予選8位ということは、上位に入ることは難しくない。だからチャレンジングな戦略を実行する必要はなかった。そうでなくても決勝レースは波乱の展開が予想されていた。それは雨だ。決勝スタートは14:30だが、その後15時過ぎから降雨という天気予報だったのだ。スタートから雨であればウエットのタイヤとセッティングで決勝レースに望めばいい。しかし途中で雨が降るとなると、どこかのタイミングでタイヤを交換しなければならないし、マシンのセットアップもドライとウエットの間のどこかになる。そして、途中で雨が上がってしまうとドライのタイヤへと交換することも必要になる。

SUPER GTではドライバー交代が義務づけられているので、タイヤ交換や給油などのピット作業も同時に行われる。そのタイミングと、雨が降り出すのが同時であれば1回分のピット作業=タイムロスが節約できる。上手くそこに合わせることができるように、チームは柔軟な戦略が求められた。

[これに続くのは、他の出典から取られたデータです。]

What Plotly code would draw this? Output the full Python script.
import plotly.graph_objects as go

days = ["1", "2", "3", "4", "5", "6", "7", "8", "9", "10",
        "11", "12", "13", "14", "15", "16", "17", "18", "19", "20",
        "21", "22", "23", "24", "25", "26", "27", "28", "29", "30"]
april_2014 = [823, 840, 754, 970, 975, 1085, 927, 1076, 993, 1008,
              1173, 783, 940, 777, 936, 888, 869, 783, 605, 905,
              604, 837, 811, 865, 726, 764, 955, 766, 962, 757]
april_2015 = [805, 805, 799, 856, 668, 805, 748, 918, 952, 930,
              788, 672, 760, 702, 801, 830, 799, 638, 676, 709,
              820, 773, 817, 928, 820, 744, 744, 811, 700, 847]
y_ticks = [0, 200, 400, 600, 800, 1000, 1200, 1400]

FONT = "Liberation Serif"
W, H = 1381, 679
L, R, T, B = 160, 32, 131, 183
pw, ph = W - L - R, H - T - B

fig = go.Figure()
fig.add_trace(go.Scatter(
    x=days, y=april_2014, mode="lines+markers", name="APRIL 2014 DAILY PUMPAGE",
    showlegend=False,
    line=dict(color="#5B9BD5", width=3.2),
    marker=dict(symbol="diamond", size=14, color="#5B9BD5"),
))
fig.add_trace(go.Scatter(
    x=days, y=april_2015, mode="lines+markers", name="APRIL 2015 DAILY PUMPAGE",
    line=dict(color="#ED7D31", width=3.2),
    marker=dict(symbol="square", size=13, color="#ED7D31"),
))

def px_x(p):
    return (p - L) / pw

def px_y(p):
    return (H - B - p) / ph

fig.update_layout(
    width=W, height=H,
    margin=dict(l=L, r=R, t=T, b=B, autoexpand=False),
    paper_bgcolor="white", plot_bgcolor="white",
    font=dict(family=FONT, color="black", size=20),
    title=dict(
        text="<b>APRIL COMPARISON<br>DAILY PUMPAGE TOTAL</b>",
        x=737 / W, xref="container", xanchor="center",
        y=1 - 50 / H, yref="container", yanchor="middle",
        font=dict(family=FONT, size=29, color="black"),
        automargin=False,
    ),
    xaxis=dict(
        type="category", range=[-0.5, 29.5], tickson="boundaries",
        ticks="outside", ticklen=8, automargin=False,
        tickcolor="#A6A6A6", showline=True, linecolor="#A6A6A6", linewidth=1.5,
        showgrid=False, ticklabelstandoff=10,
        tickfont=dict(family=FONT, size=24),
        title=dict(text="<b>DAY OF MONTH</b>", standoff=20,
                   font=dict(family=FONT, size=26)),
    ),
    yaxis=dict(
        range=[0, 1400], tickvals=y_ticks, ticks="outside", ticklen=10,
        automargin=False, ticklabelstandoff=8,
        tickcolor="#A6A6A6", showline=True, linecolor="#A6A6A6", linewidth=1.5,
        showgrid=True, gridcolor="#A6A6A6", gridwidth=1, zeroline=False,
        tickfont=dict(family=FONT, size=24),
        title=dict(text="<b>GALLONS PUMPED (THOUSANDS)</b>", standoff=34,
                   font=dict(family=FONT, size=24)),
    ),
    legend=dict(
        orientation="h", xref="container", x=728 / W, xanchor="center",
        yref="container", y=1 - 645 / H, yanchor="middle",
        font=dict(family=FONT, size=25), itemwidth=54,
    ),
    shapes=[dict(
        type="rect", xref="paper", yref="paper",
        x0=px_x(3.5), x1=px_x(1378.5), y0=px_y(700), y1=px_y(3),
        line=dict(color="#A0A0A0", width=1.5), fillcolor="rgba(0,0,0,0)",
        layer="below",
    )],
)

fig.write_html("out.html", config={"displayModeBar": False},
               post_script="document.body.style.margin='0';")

決勝レースのスタートドライバーは阪口晴南選手。スタートでポジションをひとつ落として9位となったものの、直後にGT500クラスのマシンがクラッシュしてコースアウト、そのマシン回収のためにセーフティカーが入った。まだ雨が降っていないのに、すでに波乱の幕が開いてしまった。
7周目に再スタートとなったレースは、トップ2が抜け出し、3位から5台が集団となって争う展開になった。96号車はその最後尾8位となっていた。ただ3位のマシンのペースが悪く、集団の頭が抑えられた密集した硬直した状況だった。阪口晴南選手は「コーナーでは追いつくことができるんですが、オーバーテイクのポイントでは相手が速く、前へ出ることはできませんでした」とコメントしている。

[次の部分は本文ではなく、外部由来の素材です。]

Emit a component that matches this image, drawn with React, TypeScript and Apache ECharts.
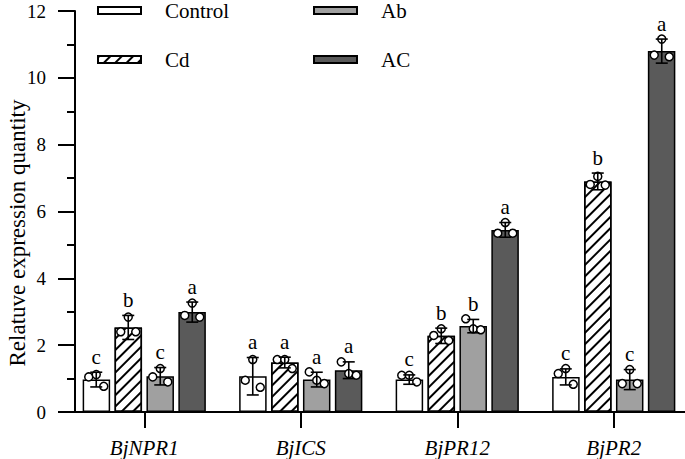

そして18周目、天気予報通りに雨が降り始める。ただその雨量は少なく、スリックタイヤでの走行も可能だったが、早めにタイヤ交換するチームも出始める。阪口晴南選手も、上位がタイヤ交換に入ったことで順位を上げ、23周目に6位、26周目に5位に。そのあたりから徐々にコースの一部では雨量が多くなり始めた。31周目に3位に上がった阪口晴南選手は、次の32周目にピットへ向かい新田守男選手へのドライバー交代とウエットタイヤへの交換を行った。
と同時に、そのタイミングでスピンしてコースサイドに止まったマシンを回収するためにセーフティカーが入った。12位まで順位は下がったものの、セーフティカーによってピットインした分のタイムロスはほぼゼロに。しかも上位のマシンはまだスリックタイヤのままで、96号車は実質的に3位になっていた。

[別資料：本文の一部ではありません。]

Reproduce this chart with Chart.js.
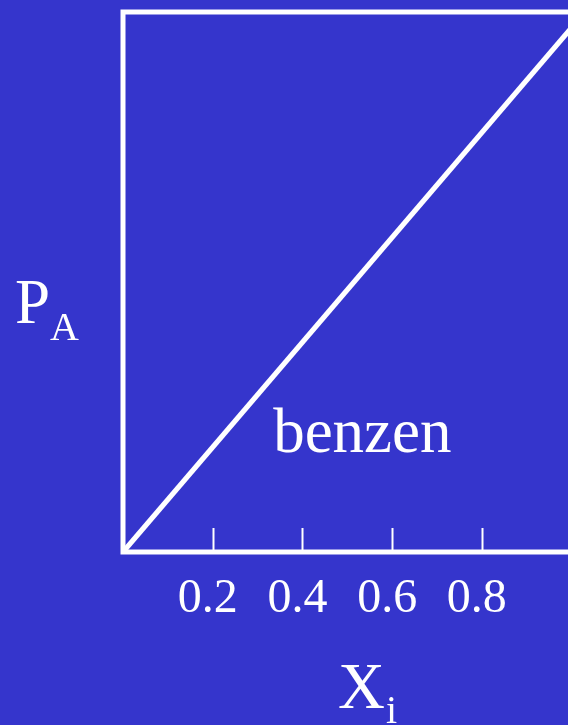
<!DOCTYPE html>
<html>
<head>
<meta charset="utf-8">
<script src="https://cdn.jsdelivr.net/npm/chart.js@4/dist/chart.umd.min.js"></script>
<style>
  html, body { margin: 0; padding: 0; background: #3535cc; overflow: hidden; }
  #wrap { width: 600px; height: 725px; }
</style>
</head>
<body>
<div id="wrap"><canvas id="chart" width="600" height="725"></canvas></div>
<script>
// Raoult line for benzene: partial pressure vs mole fraction
const moleFraction = [0, 1];
const pressure = [0, 1];
const tickValues = [0.2, 0.4, 0.6, 0.8];
const tickLabels = ['0.2', '0.4', '0.6', '0.8'];

const white = '#ffffff';
const serif = '"Liberation Serif", "Times New Roman", serif';

// Frame, inner tick marks and labels
const slidePlugin = {
  id: 'slide',
  afterDatasetsDraw(chart) {
    const { ctx, chartArea: a, scales } = chart;
    ctx.save();
    ctx.strokeStyle = white;
    ctx.lineWidth = 5;
    ctx.strokeRect(a.left, a.top, a.right - a.left, a.bottom - a.top);

    // tick marks point up into the plot
    const xt = scales.xt;
    ctx.lineWidth = 2;
    tickValues.forEach(v => {
      const px = Math.round(xt.getPixelForValue(v)) + 0.5;
      ctx.beginPath();
      ctx.moveTo(px, a.bottom);
      ctx.lineTo(px, a.bottom - 24);
      ctx.stroke();
    });

    ctx.fillStyle = white;
    ctx.textBaseline = 'alphabetic';
    ctx.textAlign = 'left';

    // line label
    ctx.font = '63px ' + serif;
    ctx.fillText('benzen', scales.x.getPixelForValue(0.325), scales.y.getPixelForValue(0.185));

    // y title P_A
    ctx.font = '63px ' + serif;
    ctx.fillText('P', a.left - 108, 323);
    ctx.font = '40px ' + serif;
    ctx.fillText('A', a.left - 73, 340);

    // x title X_i
    ctx.font = '65px ' + serif;
    ctx.fillText('X', 338, 708);
    ctx.font = '40px ' + serif;
    ctx.fillText('i', 386, 723);
    ctx.restore();
  }
};

new Chart(document.getElementById('chart'), {
  type: 'line',
  data: {
    datasets: [{
      data: moleFraction.map((x, i) => ({ x, y: pressure[i] })),
      borderColor: white,
      borderWidth: 5,
      pointRadius: 0,
      fill: false,
      clip: false
    }]
  },
  options: {
    responsive: false,
    animation: false,
    layout: { padding: { left: 123, top: 12, right: 15, bottom: 0 } },
    plugins: { legend: { display: false }, tooltip: { enabled: false } },
    scales: {
      x: { type: 'linear', min: 0, max: 1, display: false },
      y: { type: 'linear', min: 0, max: 1, display: false },
      xt: {
        type: 'linear',
        position: 'bottom',
        min: 0,
        max: 1.03,
        afterBuildTicks: s => { s.ticks = tickValues.map(v => ({ value: v })); },
        afterFit: s => { s.height = 173; },
        grid: { display: false, drawTicks: false },
        border: { display: false },
        ticks: {
          color: white,
          padding: 19,
          labelOffset: -5,
          maxRotation: 0,
          font: { family: serif, size: 48 },
          callback: (v, i) => tickLabels[i]
        }
      }
    }
  },
  plugins: [slidePlugin]
});
</script>
</body>
</html>
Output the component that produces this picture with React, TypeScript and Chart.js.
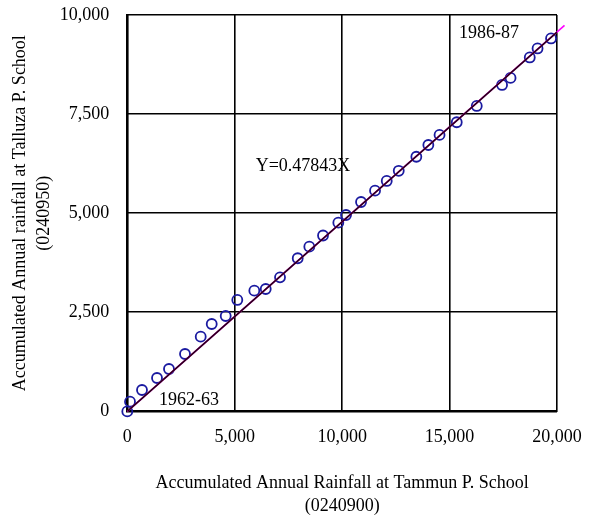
import React, { useEffect, useRef } from "react";
import { Chart, registerables } from "chart.js";

Chart.register(...registerables);

// Accumulated annual rainfall (mm): Tammun P. School (x) vs Talluza P. School (y)
const tammunAcc = [
  0, 126, 684, 1383, 1940, 2686, 3417, 3929, 4580, 5120, 5912, 6443, 7108, 7932,
  8472, 9110, 9822, 10180, 10879, 11531, 12075, 12634, 13453, 14012, 14533, 15334,
  16265, 17443, 17838, 18732, 19095, 19723,
];
const tallozaAcc = [
  0, 245, 540, 843, 1070, 1448, 1885, 2205, 2407, 2811, 3045, 3088, 3383, 3863,
  4155, 4438, 4761, 4955, 5283, 5568, 5813, 6070, 6424, 6721, 6974, 7294,
  7705, 8235, 8412, 8929, 9156, 9408,
];

// Fitted line Y = 0.47843X (end points)
const fitLineX = [0, 20000];
const fitLineY = [0, 9569];
const fitExtX = [0, 20350];
const fitExtY = [0, 9736];

const xTicks = [0, 5000, 10000, 15000, 20000];
const yTicks = [0, 2500, 5000, 7500, 10000];

const annotationTexts = ["Y=0.47843X", "1962-63", "1986-87"];
const annotationX = [8179, 2872, 16835];
const annotationY = [6174, 288, 9540];

const FONT = "'Times New Roman', 'Liberation Serif', serif";

const textPlugin = {
  id: "textAnnotations",
  afterDatasetsDraw(chart: any) {
    const { ctx, scales } = chart;
    ctx.save();
    ctx.font = `18px ${FONT}`;
    ctx.fillStyle = "#000";
    ctx.textAlign = "center";
    ctx.textBaseline = "middle";
    annotationTexts.forEach((t, i) => {
      ctx.fillText(t, scales.x.getPixelForValue(annotationX[i]), scales.y.getPixelForValue(annotationY[i]));
    });
    ctx.restore();
  },
};

export default function App() {
  const ref = useRef<HTMLCanvasElement | null>(null);
  useEffect(() => {
    if (!ref.current) return;
    const fmt = (v: any) => Number(v).toLocaleString("en-US");
    const chart = new Chart(ref.current, {
      type: "scatter",
      data: {
        datasets: [
          {
            type: "line",
            data: fitLineX.map((x, i) => ({ x, y: fitLineY[i] })),
            borderColor: "#2a0018",
            borderWidth: 1.6,
            pointRadius: 0,
            fill: false,
          } as any,
          {
            type: "line",
            data: fitExtX.map((x, i) => ({ x, y: fitExtY[i] })),
            borderColor: "#ff00ff",
            borderWidth: 1.6,
            pointRadius: 0,
            fill: false,
            clip: false,
          } as any,
          {
            data: tammunAcc.map((x, i) => ({ x, y: tallozaAcc[i] })),
            pointStyle: "circle",
            pointRadius: 5,
            pointBorderWidth: 1.8,
            borderColor: "#1a1aa0",
            backgroundColor: "rgba(0,0,0,0)",
            pointBackgroundColor: "rgba(0,0,0,0)",
            clip: false,
          } as any,
        ],
      },
      options: {
        animation: false,
        responsive: true,
        maintainAspectRatio: false,
        layout: { padding: { top: 15, right: 32, left: 0, bottom: 0 } },
        plugins: { legend: { display: false }, tooltip: { enabled: false } },
        scales: {
          x: {
            type: "linear",
            min: 0,
            max: 20000,
            afterBuildTicks: (s: any) => {
              s.ticks = xTicks.map((v) => ({ value: v }));
            },
            afterFit: (s: any) => {
              s.height = 108.6;
              s.paddingLeft = 0;
              s.paddingRight = 0;
            },
            grid: { color: "#000", lineWidth: 1.6, drawTicks: false },
            border: { display: true, color: "#000", width: 2 },
            ticks: {
              color: "#000",
              font: { family: FONT, size: 18 },
              padding: 15,
              maxRotation: 0,
              callback: fmt,
            },
            title: {
              display: true,
              text: ["Accumulated Annual Rainfall at Tammun P. School", "(0240900)"],
              color: "#000",
              font: { family: FONT, size: 18, lineHeight: 1.3 },
              padding: { top: 0, bottom: 2 },
            },
          },
          y: {
            type: "linear",
            min: 0,
            max: 10000,
            afterBuildTicks: (s: any) => {
              s.ticks = yTicks.map((v) => ({ value: v }));
            },
            afterFit: (s: any) => {
              s.width = 127.3;
              s.paddingTop = 0;
              s.paddingBottom = 0;
            },
            grid: { color: "#000", lineWidth: 1.6, drawTicks: false },
            border: { display: true, color: "#000", width: 2 },
            ticks: {
              color: "#000",
              font: { family: FONT, size: 18 },
              padding: 18,
              callback: fmt,
            },
            title: {
              display: true,
              text: ["Accumulated Annual rainfall at Talluza P. School", "(0240950)"],
              color: "#000",
              font: { family: FONT, size: 18, lineHeight: 1.3 },
              padding: { top: 9, bottom: 0 },
            },
          },
        },
      },
      plugins: [textPlugin],
    });
    return () => chart.destroy();
  }, []);
  return (
    <div style={{ position: "fixed", left: 0, top: 0, width: 589, height: 520, background: "#fff" }}>
      <canvas ref={ref} />
    </div>
  );
}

再スタートとなった38周目、上位9台はそのままタイヤ交換のためにピットへ入り、見た目でも3位へと繰り上がった。トップは55号車だったが、ピットレーンでの他車との接触によってドライブスルーペナルティとなり後退。代わりにトップに立ったのは#88マネパランボルギーニGT3の小暮卓史/元嶋佑弥組だったが、#720マクラーレン720Sの荒聖治/アレックス・パロウ組がオーバーテイクし、トップを奪う。
しかし雨量はポツポツとかなり少なくなり、気温が高いこともあって路面は急速に乾いていった。新田守男選手はタイヤがオーバーヒートしてしまい、ラップタイムも苦しくなっていく。そんな中、スリックタイヤのままでレースを戦っていた#60SYNTIUM LMcorsa RC F GT3の吉本大樹/宮田莉朋組が、トップグループよりも10秒近く速いラップタイムで10位からわずか6周で一気にトップに駆け上った。そのまま優勝する。

新田守男選手は厳しくなったタイヤで残り周回を走りきったものの、最終的には5位となった。今シーズン初となる優勝以外での入賞となった。またシリーズチャンピオン争いをしている55号車は6位、56号車は8位と、いずれも後ろだったため、シリーズポイントの差を縮めることができた。
次戦、第7戦は宮城県・スポーツランドSUGOで9月21日~22日に開催される。ウエイトハンデは60kgから36kgへと軽減される。これはパワーの面で不利なRC F GT3にとっては朗報だ。シーズンもいよいよ終盤、白熱したチャンピオン争いに注目して欲しい。